After 9/11, his instinctive rather than analytical view of the world seemed to be just what we needed, and Americans of all stripes were desperate to see heroic qualities in him. (As Dan Rather announced at the time: “George Bush is the president; he makes the decisions; and, you know, as just one American, wherever he wants me to line up, just tell me where.”)
On top of that, Democrats decided it was politically counterproductive to attack Bush’s intelligence. Bruce Reed of the Democratic Leadership Council said in 2002, for instance, that calling Bush dumb “plays directly into Bush’s strength, which is that he comes across as a regular guy.” And so, for most of the last six years, the question of Bush’s intelligence has remained off the table.
Oh, sure, a few of us have brought it up from time to time, but we have generally been dismissed out of hand as wacky Bush-haters. By 2004, the question had been turned around completely. Democrats had almost nothing to say about Bush’s lack of intellect, while Republicans joyfully and repeatedly attacked John Kerry as an egghead. Anti-intellectualism was triumphant.
Yet it is now increasingly clear that Bush’s status as non-rocket scientist is a serious problem. The problem is not his habit – savored by late-night comedians – of stumbling over multisyllabic words. It is his shocking lack of intellectual curiosity.
Ron Suskind’s new book, “The One Percent Doctrine,” paints a harrowing picture of Bush’s intellectual limits. Bush, writes Suskind, “is not much of a reader.” He prefers verbal briefings and often makes a horse-sense judgment based on how confident his briefer seems in what he’s saying. In August 2001, the CIA was in a panic about an upcoming terrorist attack and drafted a report with the title, “Bin Laden Determined to Strike in U.S.” When a CIA staffer summed up the memo’s contents in a face-to-face meeting with Bush, the president found the briefer insufficiently confident and dismissed him by saying, “All right, you’ve covered your ass, now,” according to Suskind. That turned out to be a fairly disastrous judgment.
Bush loyalists like to dismiss Suskind’s reporting, but it jibes with the picture that has emerged from other sources. L. Paul Bremer III’s account of his tenure as head of Iraq’s Coalition Provisional Authority depicts Bush as uninterested in the central questions of rebuilding and occupying the country.
Video of a presidential meeting that came to light this year showed Bush being briefed on the incipient Hurricane Katrina. His subordinates come off as deeply concerned about a potential catastrophe, but Bush appears blase, declining to ask a single question. And of course there was the famous 2001 incident in which Russian President Vladimir Putin conveyed to Bush a story of being given a cross by his mother.
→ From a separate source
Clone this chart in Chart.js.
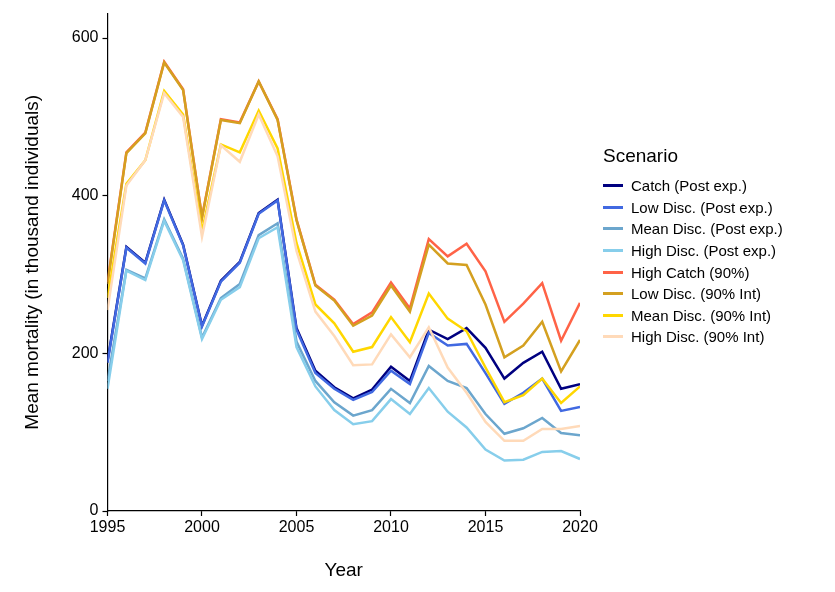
<!DOCTYPE html>
<html>
<head>
<meta charset="utf-8">
<script src="https://cdn.jsdelivr.net/npm/chart.js@4/dist/chart.umd.min.js"></script>
<style>
  body { margin: 0; background: #fff; font-family: "Liberation Sans", Arial, sans-serif; }
  #wrap { position: relative; width: 835px; height: 592px; }
  #legend { position: absolute; left: 603px; top: 145px; color: #000; }
  #legend .title { font-size: 19px; margin-bottom: 8px; }
  #legend .item { font-size: 15px; height: 21.6px; display: flex; align-items: center; }
  #legend .swatch { width: 20px; height: 3px; margin-right: 8px; }
</style>
</head>
<body>
<div id="wrap">
  <canvas id="chart" width="835" height="592"></canvas>
  <div id="legend"></div>
</div>
<script>
// ===================== DATA =====================
const years = [1995,1996,1997,1998,1999,2000,2001,2002,2003,2004,2005,2006,2007,2008,2009,2010,2011,2012,2013,2014,2015,2016,2017,2018,2019,2020];

const catchPost    = [190,335,315,395,338,235,292,316,378,395,232,178,157,143,154,183,165,230,218,232,207,168,188,202,155,161];
const lowDiscPost  = [188,334,314,394,337,234,291,315,377,394,230,175,155,141,151,178,161,226,210,212,175,136,150,168,127,132];
const meanDiscPost = [165,306,295,370,320,220,270,288,350,365,215,165,138,121,128,155,137,184,165,156,123,98,105,118,99,96];
const highDiscPost = [155,305,293,368,318,218,268,284,346,360,208,158,128,110,114,142,123,156,126,106,78,64,65,75,76,66];
const highCatch90  = [290,455,480,570,535,373,497,493,545,497,370,287,268,237,252,290,257,345,323,339,304,240,263,289,216,264];
const lowDisc90    = [288,454,479,569,534,372,496,492,545,496,369,286,267,235,248,286,253,338,314,312,262,195,210,240,177,217];
const meanDisc90   = [270,415,445,533,503,355,465,455,508,460,340,262,238,202,208,246,214,276,244,228,182,138,147,168,137,158];
const highDisc90   = [255,413,445,530,500,348,464,443,503,450,330,253,222,185,186,224,195,233,182,150,113,89,89,104,104,108];

const seriesNames = ['Catch (Post exp.)','Low Disc. (Post exp.)','Mean Disc. (Post exp.)','High Disc. (Post exp.)',
                     'High Catch (90%)','Low Disc. (90% Int)','Mean Disc. (90% Int)','High Disc. (90% Int)'];
const seriesValues = [catchPost, lowDiscPost, meanDiscPost, highDiscPost, highCatch90, lowDisc90, meanDisc90, highDisc90];
const seriesColors = ['#000080','#4169E1','#6CA6CD','#87CEEB','#FF6347','#D4A020','#FFD700','#FFDAB9'];
const xTicks = [1995, 2000, 2005, 2010, 2015, 2020];
const yTicks = [0, 200, 400, 600];

// ===================== BUILD CHART =====================
const datasets = seriesValues.map((vals, i) => ({
  label: seriesNames[i],
  data: vals.map((v, j) => ({ x: years[j], y: v })),
  borderColor: seriesColors[i],
  borderWidth: 2.5,
  pointRadius: 0,
  tension: 0,
  fill: false,
  order: seriesValues.length - i
}));

const font = { family: '"Liberation Sans", Arial, sans-serif', size: 16 };
const axisGrid = { display: true, drawOnChartArea: false, drawTicks: true, tickLength: 5, tickColor: '#000', tickWidth: 1.2 };

new Chart(document.getElementById('chart'), {
  type: 'line',
  data: { datasets: datasets },
  options: {
    responsive: false,
    animation: false,
    layout: { padding: { left: 17, right: 255, top: 10, bottom: 6 } },
    plugins: { legend: { display: false }, tooltip: { enabled: false } },
    scales: {
      x: {
        type: 'linear', min: 1995, max: 2020,
        afterBuildTicks: axis => { axis.ticks = xTicks.map(v => ({ value: v })); },
        grid: axisGrid,
        border: { color: '#000', width: 1.2 },
        ticks: { color: '#000', font: font, padding: 2, callback: v => String(v) },
        title: { display: true, text: 'Year', color: '#000', font: { family: font.family, size: 19 }, padding: { top: 20 } }
      },
      y: {
        min: 0, max: 631,
        afterBuildTicks: axis => { axis.ticks = yTicks.map(v => ({ value: v })); },
        grid: axisGrid,
        border: { color: '#000', width: 1.2 },
        ticks: { color: '#000', font: font, padding: 4 },
        title: { display: true, text: 'Mean mortality (in thousand individuals)', color: '#000', font: { family: font.family, size: 19 }, padding: { bottom: 24 } }
      }
    }
  }
});

// ===================== LEGEND =====================
const legend = document.getElementById('legend');
legend.innerHTML = '<div class="title">Scenario</div>' + seriesNames.map((n, i) =>
  `<div class="item"><span class="swatch" style="background:${seriesColors[i]}"></span>${n}</div>`).join('');
</script>
</body>
</html>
Bush invested deep significance in the story. “I found him to be very straightforward and trustworthy,” he told reporters. “I was able to get a sense of his soul.”
Bush’s supporters have insisted for the last six years that liberal derision of the president’s intelligence amounts to nothing more than cultural snobbery. We don’t like his pickup truck and his accent, the accusation goes, so we hide our blue-state prejudices behind a mask of intellectual condescension.
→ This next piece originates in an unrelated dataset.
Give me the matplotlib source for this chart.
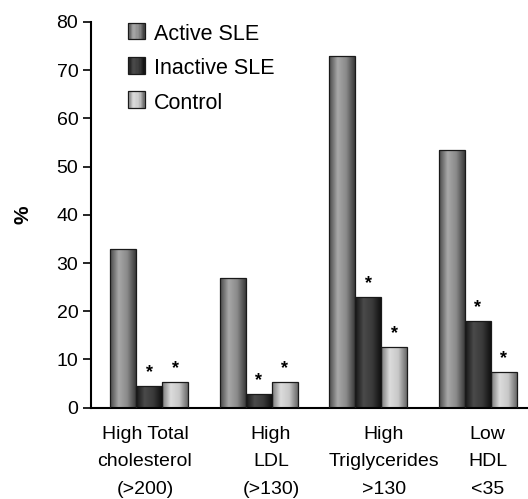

But the more we learn about how Bush operates, the more we can see we were right from the beginning. It matters that the president values his gut reaction and disdains book learnin’. It’s not just a question of cultural style. The president’s narrow intellectual horizons have real consequences, sometimes cataclysmic ones.
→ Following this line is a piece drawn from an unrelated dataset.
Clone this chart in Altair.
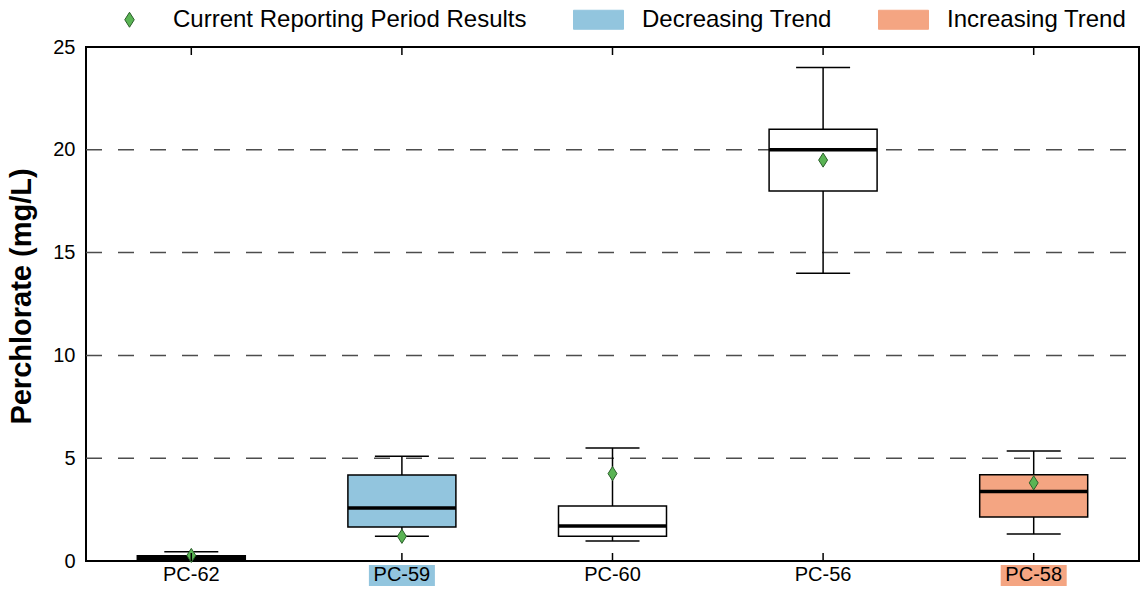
import altair as alt
import pandas as pd

categories = ["PC-62", "PC-59", "PC-60", "PC-56", "PC-58"]
low = [0.0, 1.2, 0.97, 14.0, 1.31]
q1 = [0.08, 1.65, 1.2, 18.0, 2.14]
median = [0.17, 2.58, 1.7, 20.0, 3.38]
q3 = [0.26, 4.18, 2.68, 21.0, 4.2]
high = [0.45, 5.1, 5.5, 24.0, 5.35]
current = [0.27, 1.2, 4.25, 19.5, 3.8]
trend = ["None", "Decreasing Trend", "None", "None", "Increasing Trend"]
grid_values = [5, 10, 15, 20]
y_ticks = [0, 5, 10, 15, 20, 25]
series = ["Current Reporting Period Results", "Decreasing Trend", "Increasing Trend"]

GREEN = "#5ab454"
DARKGREEN = "#2b5f2b"
BLUE = "#92c5de"
ORANGE = "#f4a582"
FONT = "Liberation Sans"
W, H = 1053, 514

DIAMOND = "M0,-0.3L0.19,0L0,0.3L-0.19,0Z"
RECT = "M-1,-0.38L1,-0.38L1,0.38L-1,0.38Z"

df = pd.DataFrame({
    "cat": categories, "low": low, "q1": q1, "median": median,
    "q3": q3, "high": high, "current": current, "trend": trend,
    "series": [series[0]] * len(categories),
})
grid_df = pd.DataFrame({"v": grid_values})
trend_df = df[df["trend"] != "None"]

x_enc = alt.X("cat:N", sort=categories,
              scale=alt.Scale(domain=categories, paddingInner=0, paddingOuter=0),
              axis=None)
y_scale = alt.Scale(domain=[0, 25], nice=False, zero=True)
trend_scale = alt.Scale(domain=["None", "Decreasing Trend", "Increasing Trend"],
                        range=["white", BLUE, ORANGE])

grid = alt.Chart(grid_df).mark_rule(color="#4d4d4d", strokeWidth=1.5, strokeDash=[16, 16]).encode(
    y=alt.Y("v:Q", scale=y_scale,
            axis=alt.Axis(values=y_ticks, labelFontSize=20, labelFont=FONT, labelColor="black",
                          ticks=False, domain=False, grid=False,
                          title="Perchlorate (mg/L)", titleFontSize=29, titleFont=FONT,
                          titleFontWeight="bold", titleColor="black", titlePadding=16,
                          titleY=249, labelPadding=11)),
    x=alt.value(0), x2=alt.value(W),
)

base = alt.Chart(df).encode(x=x_enc)

whisker = base.mark_rule(color="black", strokeWidth=1.5).encode(
    y=alt.Y("low:Q", scale=y_scale), y2="high:Q")
caps_low = base.mark_tick(color="black", size=54, thickness=1.5, opacity=1).encode(
    y=alt.Y("low:Q", scale=y_scale))
caps_high = base.mark_tick(color="black", size=54, thickness=1.5, opacity=1).encode(
    y=alt.Y("high:Q", scale=y_scale))
box = base.mark_bar(width=108, stroke="black", strokeWidth=1.5, opacity=1).encode(
    y=alt.Y("q1:Q", scale=y_scale), y2="q3:Q",
    fill=alt.Fill("trend:N", scale=trend_scale, legend=None))
med = base.mark_tick(color="black", size=108, thickness=3.5, opacity=1).encode(
    y=alt.Y("median:Q", scale=y_scale))

leg = dict(orient="none", legendX=18, legendY=-53, direction="horizontal", title=None,
           symbolSize=2500, labelFontSize=24, labelFont=FONT, labelColor="black",
           labelOffset=18, columnPadding=44, symbolStrokeWidth=1, labelLimit=600)
points = base.mark_point(filled=True, size=2209, strokeWidth=1, opacity=1).encode(
    y=alt.Y("current:Q", scale=y_scale),
    color=alt.Color("series:N", scale=alt.Scale(domain=series, range=[GREEN, BLUE, ORANGE]),
                    legend=alt.Legend(**leg)),
    shape=alt.Shape("series:N", scale=alt.Scale(domain=series, range=[DIAMOND, RECT, RECT]),
                    legend=alt.Legend(**leg)),
    stroke=alt.Stroke("series:N", scale=alt.Scale(domain=series, range=[DARKGREEN, BLUE, ORANGE]),
                      legend=alt.Legend(**leg)),
)

tick_bottom = base.mark_rule(color="black", strokeWidth=1.5).encode(
    y=alt.value(H), y2=alt.value(H - 8))
tick_top = base.mark_rule(color="black", strokeWidth=1.5).encode(
    y=alt.value(0), y2=alt.value(8))

label_bg = alt.Chart(trend_df).mark_bar(width=66, opacity=1).encode(
    x=x_enc, y=alt.value(H + 4), y2=alt.value(H + 26),
    fill=alt.Fill("trend:N", scale=trend_scale, legend=None))
labels = base.mark_text(fontSize=20, font=FONT, baseline="middle", color="black").encode(
    y=alt.value(H + 14), text="cat:N")

chart = alt.layer(
    grid, whisker, caps_low, caps_high, box, med, points, tick_bottom, tick_top, label_bg, labels
).properties(
    width=W, height=H,
    autosize=alt.AutoSizeParams(type="none"),
    padding={"left": 78, "top": 39, "right": 1, "bottom": 25},
).configure(background="white").configure_view(stroke="black", strokeWidth=2)

chart.save("out.html", embed_options={"renderer": "svg", "actions": False})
It’s true that presidents can succeed without being intellectuals themselves. The trouble is that Bush isn’t just a nonintellectual, he viscerally disdains intellectuals. “What angered me was the way such people at Yale felt so intellectually superior and so righteous,” he told a Texas Monthly reporter in 1994.
When I went to college at Michigan, I occasionally played pickup basketball with varsity football players. They obviously felt athletically superior to me. I didn’t resent them for it – because they were.